Меня же все это задело неспроста. Я был уверен, что не один лишь страх гибели, присущий всему копошащемуся на земле, явился причиной пробуждения столь решительной волн в этом спившемся человеке. Нет. Должна быть другая причина и, может быть, совершенно противоположная страху смерти. И добыть это сведение в виде ясной словесной формулы казалось мне делом необычайной важности. Ведь все мы явно или втайне знаем тысячи причин, ведущих к гибели, и живем, мирясь с ними или даже болезненно любя их. Но вот сегодня с утра что-то заставляет нас встрепенуться в новой надежде и шагнуть к порогу вспыхнувшего дня — так что же это такое? Егор Тимофеевич не захотел говорить о главном, что было бы полезно узнать не только мне. И наверное, он был прав — о подобных делах нельзя никому рассказывать.

3

В то первое лето округа проявляла еще большой интерес к нравственному подвигу Егора Тимофеевича. Бабы повсюду потихоньку гудели, ахали да приговаривали: «Не дай бог, сорвется! Тады все! Сгорит, не остановится». У баб появилось какое-то всеобщее беспокойство, словно бы пришла на местную духовную почву новая ересь или вероучение: наверное, героическая выходка Тимофеича всколыхнула в их душах те глубинные пласты, где прячется надежда бабья на великое чудо. И, замученные безобразным пьянством мужей, местные бабы готовы были, — близкие к истерике, — возвести Егора Тимофеевича в ранг святого и носить его на руках из деревни в деревню, чтоб показывать его, умиляться да молиться на него.

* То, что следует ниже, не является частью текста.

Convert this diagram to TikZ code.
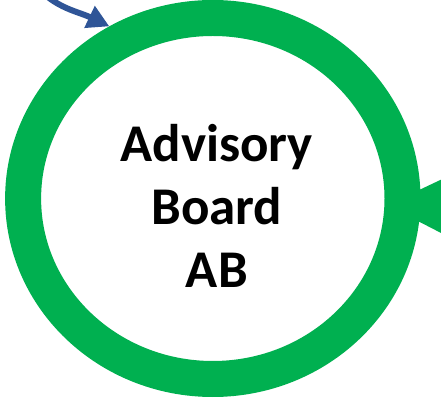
\documentclass[tikz,border=0pt]{standalone}
\usepackage{fontspec}
\setmainfont{Carlito}
\usetikzlibrary{arrows.meta,shapes.geometric,positioning}
\definecolor{boardgreen}{HTML}{00B050}
\definecolor{linkblue}{HTML}{2F5597}

\begin{document}
\begin{tikzpicture}[x=1pt,y=1pt,
        board/.style={ellipse,draw=boardgreen,line width=36pt,fill=white,
            minimum width=379.4pt,minimum height=361pt,inner sep=0pt},
        boardtext/.style={align=center,inner sep=0pt,
            font=\bfseries\fontsize{53}{63}\selectfont},
        feedin/.style={-{Triangle[length=22pt,width=23pt]},draw=linkblue,line width=6pt},
        feedout/.style={-{Triangle[length=70pt,width=65pt]},draw=boardgreen,line width=12pt}]
            \useasboundingbox (0,0) rectangle (441,398);
            \clip (0,0) rectangle (441,398);

            \node[board]     (ab)     at (212.8,199.5) {};
            \node[boardtext] (abtext) at ([xshift=4pt,yshift=-7.75pt]ab.center) {Advisory\\Board\\AB};
            \coordinate (src)  at (30,420);
            \coordinate (sink) at (530,190.4);

            \path
                (src)  edge [feedin, out=-55, in=154.5] (ab.121.6)
                (sink) edge [feedout, shorten >=-34pt] (ab.-2.5)
                ;
        \end{tikzpicture}
\end{document}
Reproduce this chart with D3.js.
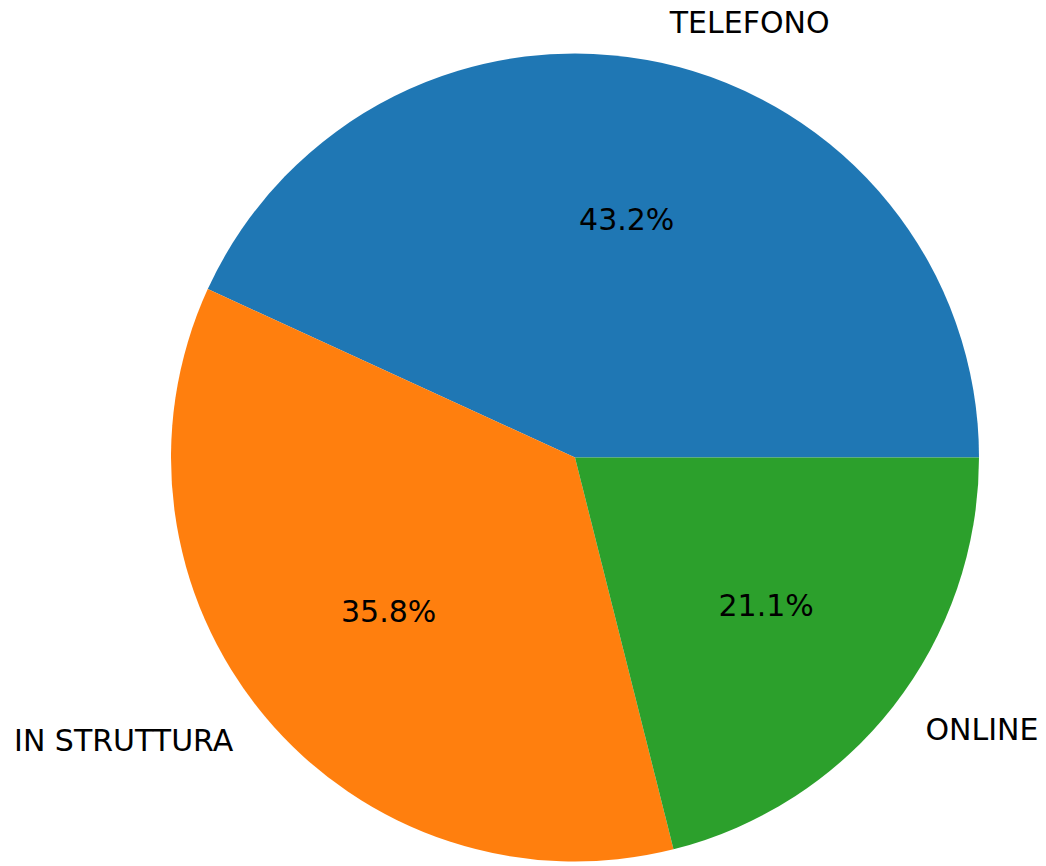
<!DOCTYPE html>
<html>
<head>
  <meta charset="utf-8">
  <title>Pie</title>
  <script src="https://d3js.org/d3.v7.min.js"></script>
  <style>
    body { margin: 0; background: #fff; }
    text { font-family: "DejaVu Sans", sans-serif; }
  </style>
</head>
<body>
  <script>
    const labels = ["TELEFONO", "IN STRUTTURA", "ONLINE"];
    const values = [43.2, 35.8, 21.1];
    const colors = ["#1f77b4", "#ff7f0e", "#2ca02c"];

    const width = 1046, height = 866;
    const cx = 575, cy = 457.5, radius = 404;
    const fontSize = 30;

    const svg = d3.select("body").append("svg")
      .attr("width", width)
      .attr("height", height);

    const g = svg.append("g")
      .attr("transform", "translate(" + cx + "," + cy + ")");

    // matplotlib style: start at east, go counter-clockwise
    const pie = d3.pie()
      .value(d => d)
      .sort(null)
      .startAngle(Math.PI / 2)
      .endAngle(Math.PI / 2 - 2 * Math.PI);

    const arc = d3.arc().innerRadius(0).outerRadius(radius);

    const arcs = pie(values);

    g.selectAll("path.slice")
      .data(arcs)
      .enter()
      .append("path")
      .attr("class", "slice")
      .attr("d", arc)
      .attr("fill", (d, i) => colors[i]);

    function pos(d, r) {
      const a = (d.startAngle + d.endAngle) / 2;
      return [r * Math.sin(a), -r * Math.cos(a)];
    }

    // outer labels at 1.1 radius
    g.selectAll("text.label")
      .data(arcs)
      .enter()
      .append("text")
      .attr("class", "label")
      .attr("x", d => pos(d, radius * 1.1)[0])
      .attr("y", d => pos(d, radius * 1.1)[1])
      .attr("dy", "0.31em")
      .attr("text-anchor", d => pos(d, 1)[0] > 0 ? "start" : "end")
      .attr("font-size", fontSize)
      .attr("fill", "#000")
      .text((d, i) => labels[i]);

    // percentages at 0.6 radius
    g.selectAll("text.pct")
      .data(arcs)
      .enter()
      .append("text")
      .attr("class", "pct")
      .attr("x", d => pos(d, radius * 0.6)[0])
      .attr("y", d => pos(d, radius * 0.6)[1])
      .attr("dy", "0.31em")
      .attr("text-anchor", "middle")
      .attr("font-size", fontSize)
      .attr("fill", "#000")
      .text(d => d.data.toFixed(1) + "%");
  </script>
</body>
</html>
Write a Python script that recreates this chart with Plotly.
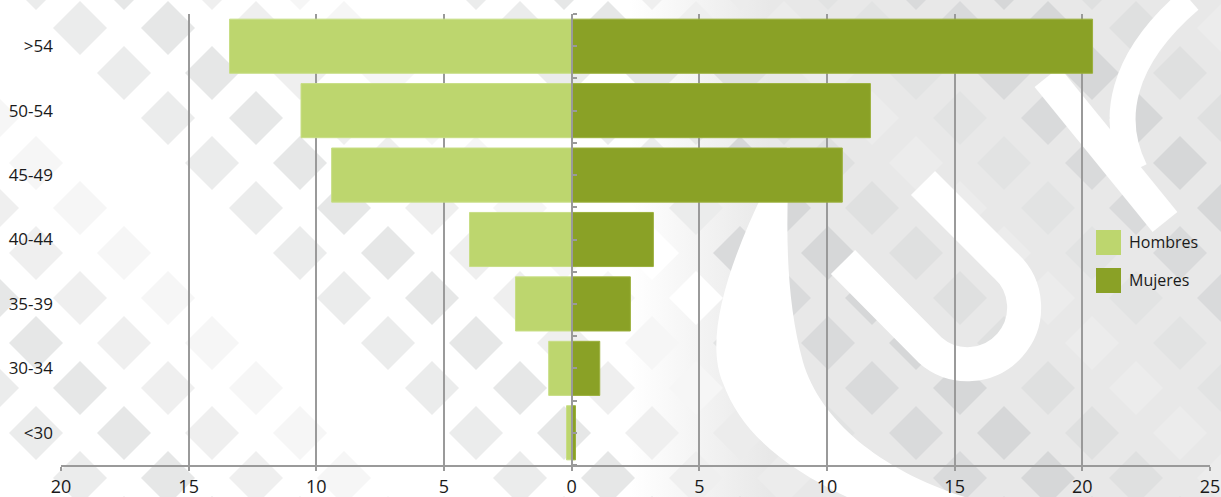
import base64
import plotly.graph_objects as go

# --- data (percent of staff by age group) ---
groups = ["<30", "30-34", "35-39", "40-44", "45-49", "50-54", ">54"]
hombres = [0.2, 0.9, 2.2, 4.0, 9.4, 10.6, 13.4]
mujeres = [0.15, 1.1, 2.3, 3.2, 10.6, 11.7, 20.4]
x_ticks = [-20, -15, -10, -5, 0, 5, 10, 15, 20, 25]
x_labels = ["20", "15", "10", "5", "0", "5", "10", "15", "20", "25"]

C_H = "#bdd66e"
C_M = "#8aa126"
GRID = "#9a9a9a"
W, H = 1221, 497
L, R, T, B = 61, 11, 14, 32
PW, PH = W - L - R, H - T - B


def background_svg():
    # decorative diamond lattice + watermark-ish shapes, like the source slide
    out = [f'<svg xmlns="http://www.w3.org/2000/svg" width="{W}" height="{H}" viewBox="0 0 {W} {H}">',
           '<defs><linearGradient id="g" x1="0" x2="1" y1="0" y2="0">'
           '<stop offset="0" stop-color="#e8e8e8" stop-opacity="0"/>'
           '<stop offset="1" stop-color="#e8e8e8" stop-opacity="1"/></linearGradient></defs>',
           f'<rect width="{W}" height="{H}" fill="#ffffff"/>',
           '<rect x="630" y="0" width="140" height="497" fill="url(#g)"/>',
           '<rect x="770" y="0" width="460" height="497" fill="#e8e8e8"/>']
    light = ["#e6e7e7", "#efefef", "#f6f6f6", "#ffffff", "#ebecec"]
    dark = ["#d6d7d8", "#dfe0e0", "#ececec", "#e2e3e3", "#d9dadb"]
    for m in range(-1, 13):
        for k in range(-5, 30):
            if (k + m) % 2:
                continue
            cx, cy = 168 + 44 * k, 28 + 45 * m
            shades = dark if cx > 700 else light
            col = shades[(k * 3 + m * 7) % 5]
            r = 27
            out.append(f'<polygon points="{cx},{cy-r} {cx+r},{cy} {cx},{cy+r} {cx-r},{cy}" fill="{col}"/>')
    # white watermark strokes
    out.append('<path d="M787 147 C740 233 700 330 723 383 C740 430 780 465 847 497 L965 497 '
               'C880 470 820 420 803 362 C786 300 785 230 790 147 Z" fill="#ffffff"/>')
    out.append('<path d="M923 183 L1005 265 A56 56 0 0 1 930 350 L843 262" fill="none" '
               'stroke="#ffffff" stroke-width="34"/>')
    out.append('<path d="M1047 77 L1165 222" stroke="#ffffff" stroke-width="32"/>')
    out.append('<path d="M1190 0 C1120 60 1110 120 1135 170" fill="none" stroke="#ffffff" stroke-width="26"/>')
    out.append("</svg>")
    return "data:image/svg+xml;base64," + base64.b64encode("".join(out).encode()).decode()


def px_x(p):
    return (p - L) / PW


def px_y(p):
    return (H - B - p) / PH


fig = go.Figure()
fig.add_trace(go.Bar(y=groups, x=[-v for v in hombres], customdata=hombres, orientation="h",
                     name="Hombres", marker=dict(color=C_H, line=dict(color="#c8de86", width=1)),
                     hovertemplate="%{y}<br>Hombres: %{customdata}<extra></extra>"))
fig.add_trace(go.Bar(y=groups, x=mujeres, orientation="h",
                     name="Mujeres", marker=dict(color=C_M, line=dict(color="#9bb03c", width=1)),
                     hovertemplate="%{y}<br>Mujeres: %{x}<extra></extra>"))
# carrier for the centre axis at x = 0
fig.add_trace(go.Scatter(x=[0], y=[0], yaxis="y2", mode="markers", marker=dict(opacity=0),
                         hoverinfo="skip", showlegend=False))

fig.update_layout(
    width=W, height=H, barmode="relative", bargap=0.16,
    margin=dict(l=L, r=R, t=T, b=B),
    paper_bgcolor="rgba(0,0,0,0)", plot_bgcolor="rgba(0,0,0,0)",
    font=dict(family="Open Sans, Lato, sans-serif", color="#1a1a1a"),
    showlegend=False,
    xaxis=dict(range=[-20, 25], tickvals=x_ticks, ticktext=x_labels, showgrid=True,
               gridcolor=GRID, gridwidth=1.5, zeroline=False, showline=True, linecolor=GRID,
               linewidth=2, ticks="outside", tickcolor=GRID, tickwidth=2, ticklen=4,
               tickfont=dict(size=18), automargin=False, fixedrange=True),
    yaxis=dict(categoryorder="array", categoryarray=groups, range=[-0.5, 6.5],
               showgrid=False, zeroline=False, showline=False, ticks="",
               tickfont=dict(size=17), ticklabelstandoff=7, automargin=False),
    yaxis2=dict(overlaying="y", anchor="free", position=20 / 45, side="right",
                range=[-0.5, 6.5], tickvals=[i / 2 for i in range(-1, 14)],
                ticks="outside", ticklen=4, tickwidth=1.5, tickcolor=GRID,
                showticklabels=False, showline=True, linecolor=GRID, linewidth=2,
                showgrid=False, zeroline=False, automargin=False),
    images=[dict(source=background_svg(), xref="paper", yref="paper",
                 x=px_x(0), y=px_y(0), sizex=W / PW, sizey=H / PH,
                 sizing="stretch", layer="below", xanchor="left", yanchor="top")],
)

# legend drawn by hand (large swatches like the original)
for name, col, top in (("Hombres", C_H, 230), ("Mujeres", C_M, 268)):
    fig.add_shape(type="rect", xref="paper", yref="paper",
                  x0=px_x(1096), x1=px_x(1121), y0=px_y(top + 25), y1=px_y(top),
                  fillcolor=col, line=dict(width=0))
    fig.add_annotation(xref="paper", yref="paper", x=px_x(1127), y=px_y(top + 12.5),
                       text=name, showarrow=False, xanchor="left", yanchor="middle",
                       font=dict(size=16, color="#1a1a1a"))

# page body has a default 8px margin; drop it so the figure sits at the window origin
fig.write_html("out.html", config={"displayModeBar": False},
               post_script="document.body.style.margin='0';")
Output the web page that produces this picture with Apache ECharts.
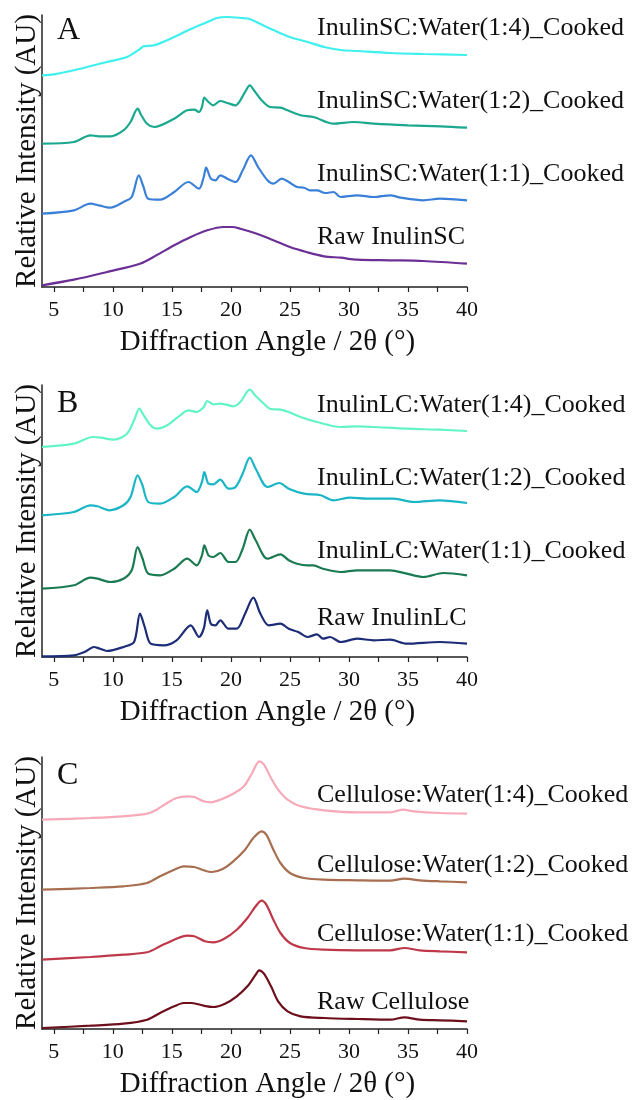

Однако округа и чисто по-крестьянски осторожничала, выжидая: что же будет, когда сенокос навалится? В пору этой великой страды совхоз отправлял рабочих к Оке, за пятнадцать километров на приречные заливные луга. Там мужики ставили шалаши из душистого сена и недельки три жили чудовищно счастливой и привольной жизнью вдали от всякого надзора — начальственного и семейного. В эти дни, весьма ответственные заготовкою основного годового корма для мясо-молочного совхоза, мужиков всячески ублажали и баловали, хорошо кормили, почти каждый день привозили свежую убоину. Работали на воздухе крепко, если стояла погода, а пили столь же крепко в любую погоду. Вот и, шепчась по поводу Егора Тимофеевича, бабы и старухи гадали: а выдержит ли Егор сенокос? Если выдержит Оку, то считай все, — таково было общее мнение.